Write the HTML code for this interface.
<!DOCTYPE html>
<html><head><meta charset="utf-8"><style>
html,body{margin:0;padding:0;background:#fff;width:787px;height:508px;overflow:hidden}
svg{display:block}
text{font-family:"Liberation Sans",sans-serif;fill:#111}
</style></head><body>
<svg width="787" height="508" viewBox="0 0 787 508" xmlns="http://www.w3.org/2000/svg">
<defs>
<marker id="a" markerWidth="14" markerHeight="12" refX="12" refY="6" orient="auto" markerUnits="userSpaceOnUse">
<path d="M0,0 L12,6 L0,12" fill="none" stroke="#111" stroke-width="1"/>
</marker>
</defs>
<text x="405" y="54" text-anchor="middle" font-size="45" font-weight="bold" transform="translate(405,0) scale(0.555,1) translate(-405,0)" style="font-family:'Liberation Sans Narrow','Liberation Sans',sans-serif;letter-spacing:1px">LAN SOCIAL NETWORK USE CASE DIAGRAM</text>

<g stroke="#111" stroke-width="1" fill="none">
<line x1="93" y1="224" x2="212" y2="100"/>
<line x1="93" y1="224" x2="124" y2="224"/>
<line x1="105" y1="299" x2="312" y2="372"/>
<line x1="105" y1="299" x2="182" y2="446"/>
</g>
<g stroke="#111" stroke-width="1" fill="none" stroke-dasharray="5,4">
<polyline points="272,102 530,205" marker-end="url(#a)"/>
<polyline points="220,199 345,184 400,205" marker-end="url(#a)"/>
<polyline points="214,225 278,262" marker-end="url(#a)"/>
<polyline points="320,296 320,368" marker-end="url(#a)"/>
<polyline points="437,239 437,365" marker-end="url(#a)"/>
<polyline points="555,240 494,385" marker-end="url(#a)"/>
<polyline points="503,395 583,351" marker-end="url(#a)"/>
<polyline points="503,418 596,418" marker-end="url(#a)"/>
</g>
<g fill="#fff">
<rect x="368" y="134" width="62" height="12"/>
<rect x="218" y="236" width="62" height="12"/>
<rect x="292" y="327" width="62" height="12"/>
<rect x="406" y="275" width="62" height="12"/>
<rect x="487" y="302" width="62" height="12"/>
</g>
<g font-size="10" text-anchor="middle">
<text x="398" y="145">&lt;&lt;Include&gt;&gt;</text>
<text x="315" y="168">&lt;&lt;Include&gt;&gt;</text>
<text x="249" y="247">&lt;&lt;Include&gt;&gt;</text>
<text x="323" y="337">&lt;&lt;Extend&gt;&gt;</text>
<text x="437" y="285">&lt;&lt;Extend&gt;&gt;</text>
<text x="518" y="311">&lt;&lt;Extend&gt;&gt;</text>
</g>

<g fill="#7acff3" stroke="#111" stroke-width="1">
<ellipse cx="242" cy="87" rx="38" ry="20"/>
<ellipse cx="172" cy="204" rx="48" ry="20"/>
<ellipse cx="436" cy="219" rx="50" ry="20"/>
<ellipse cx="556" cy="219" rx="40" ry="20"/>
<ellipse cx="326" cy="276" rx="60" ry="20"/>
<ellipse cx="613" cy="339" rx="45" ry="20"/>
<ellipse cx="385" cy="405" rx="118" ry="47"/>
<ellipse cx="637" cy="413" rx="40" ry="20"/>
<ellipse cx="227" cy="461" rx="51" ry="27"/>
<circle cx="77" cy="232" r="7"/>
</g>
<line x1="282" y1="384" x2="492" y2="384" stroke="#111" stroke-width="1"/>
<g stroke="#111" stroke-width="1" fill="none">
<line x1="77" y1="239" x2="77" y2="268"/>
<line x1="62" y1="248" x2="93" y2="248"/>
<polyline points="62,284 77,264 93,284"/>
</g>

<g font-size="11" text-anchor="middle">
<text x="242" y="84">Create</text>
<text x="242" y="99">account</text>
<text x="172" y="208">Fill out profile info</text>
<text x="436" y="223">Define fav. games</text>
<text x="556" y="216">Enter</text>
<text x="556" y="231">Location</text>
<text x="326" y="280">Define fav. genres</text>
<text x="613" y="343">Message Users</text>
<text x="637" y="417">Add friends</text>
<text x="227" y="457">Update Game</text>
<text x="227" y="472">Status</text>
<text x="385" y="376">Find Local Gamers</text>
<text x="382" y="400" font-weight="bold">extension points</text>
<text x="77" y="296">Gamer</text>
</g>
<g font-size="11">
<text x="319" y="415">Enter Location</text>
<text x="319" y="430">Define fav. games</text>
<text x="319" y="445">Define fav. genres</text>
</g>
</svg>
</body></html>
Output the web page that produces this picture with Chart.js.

## Written request
Go back to the listing above and please repeat it exactly.

## Written response
Write the HTML code for this interface.
<!DOCTYPE html>
<html><head><meta charset="utf-8"><style>
html,body{margin:0;padding:0;background:#fff;width:787px;height:508px;overflow:hidden}
svg{display:block}
text{font-family:"Liberation Sans",sans-serif;fill:#111}
</style></head><body>
<svg width="787" height="508" viewBox="0 0 787 508" xmlns="http://www.w3.org/2000/svg">
<defs>
<marker id="a" markerWidth="14" markerHeight="12" refX="12" refY="6" orient="auto" markerUnits="userSpaceOnUse">
<path d="M0,0 L12,6 L0,12" fill="none" stroke="#111" stroke-width="1"/>
</marker>
</defs>
<text x="405" y="54" text-anchor="middle" font-size="45" font-weight="bold" transform="translate(405,0) scale(0.555,1) translate(-405,0)" style="font-family:'Liberation Sans Narrow','Liberation Sans',sans-serif;letter-spacing:1px">LAN SOCIAL NETWORK USE CASE DIAGRAM</text>

<g stroke="#111" stroke-width="1" fill="none">
<line x1="93" y1="224" x2="212" y2="100"/>
<line x1="93" y1="224" x2="124" y2="224"/>
<line x1="105" y1="299" x2="312" y2="372"/>
<line x1="105" y1="299" x2="182" y2="446"/>
</g>
<g stroke="#111" stroke-width="1" fill="none" stroke-dasharray="5,4">
<polyline points="272,102 530,205" marker-end="url(#a)"/>
<polyline points="220,199 345,184 400,205" marker-end="url(#a)"/>
<polyline points="214,225 278,262" marker-end="url(#a)"/>
<polyline points="320,296 320,368" marker-end="url(#a)"/>
<polyline points="437,239 437,365" marker-end="url(#a)"/>
<polyline points="555,240 494,385" marker-end="url(#a)"/>
<polyline points="503,395 583,351" marker-end="url(#a)"/>
<polyline points="503,418 596,418" marker-end="url(#a)"/>
</g>
<g fill="#fff">
<rect x="368" y="134" width="62" height="12"/>
<rect x="218" y="236" width="62" height="12"/>
<rect x="292" y="327" width="62" height="12"/>
<rect x="406" y="275" width="62" height="12"/>
<rect x="487" y="302" width="62" height="12"/>
</g>
<g font-size="10" text-anchor="middle">
<text x="398" y="145">&lt;&lt;Include&gt;&gt;</text>
<text x="315" y="168">&lt;&lt;Include&gt;&gt;</text>
<text x="249" y="247">&lt;&lt;Include&gt;&gt;</text>
<text x="323" y="337">&lt;&lt;Extend&gt;&gt;</text>
<text x="437" y="285">&lt;&lt;Extend&gt;&gt;</text>
<text x="518" y="311">&lt;&lt;Extend&gt;&gt;</text>
</g>

<g fill="#7acff3" stroke="#111" stroke-width="1">
<ellipse cx="242" cy="87" rx="38" ry="20"/>
<ellipse cx="172" cy="204" rx="48" ry="20"/>
<ellipse cx="436" cy="219" rx="50" ry="20"/>
<ellipse cx="556" cy="219" rx="40" ry="20"/>
<ellipse cx="326" cy="276" rx="60" ry="20"/>
<ellipse cx="613" cy="339" rx="45" ry="20"/>
<ellipse cx="385" cy="405" rx="118" ry="47"/>
<ellipse cx="637" cy="413" rx="40" ry="20"/>
<ellipse cx="227" cy="461" rx="51" ry="27"/>
<circle cx="77" cy="232" r="7"/>
</g>
<line x1="282" y1="384" x2="492" y2="384" stroke="#111" stroke-width="1"/>
<g stroke="#111" stroke-width="1" fill="none">
<line x1="77" y1="239" x2="77" y2="268"/>
<line x1="62" y1="248" x2="93" y2="248"/>
<polyline points="62,284 77,264 93,284"/>
</g>

<g font-size="11" text-anchor="middle">
<text x="242" y="84">Create</text>
<text x="242" y="99">account</text>
<text x="172" y="208">Fill out profile info</text>
<text x="436" y="223">Define fav. games</text>
<text x="556" y="216">Enter</text>
<text x="556" y="231">Location</text>
<text x="326" y="280">Define fav. genres</text>
<text x="613" y="343">Message Users</text>
<text x="637" y="417">Add friends</text>
<text x="227" y="457">Update Game</text>
<text x="227" y="472">Status</text>
<text x="385" y="376">Find Local Gamers</text>
<text x="382" y="400" font-weight="bold">extension points</text>
<text x="77" y="296">Gamer</text>
</g>
<g font-size="11">
<text x="319" y="415">Enter Location</text>
<text x="319" y="430">Define fav. games</text>
<text x="319" y="445">Define fav. genres</text>
</g>
</svg>
</body></html>
Output the web page that produces this picture with Chart.js.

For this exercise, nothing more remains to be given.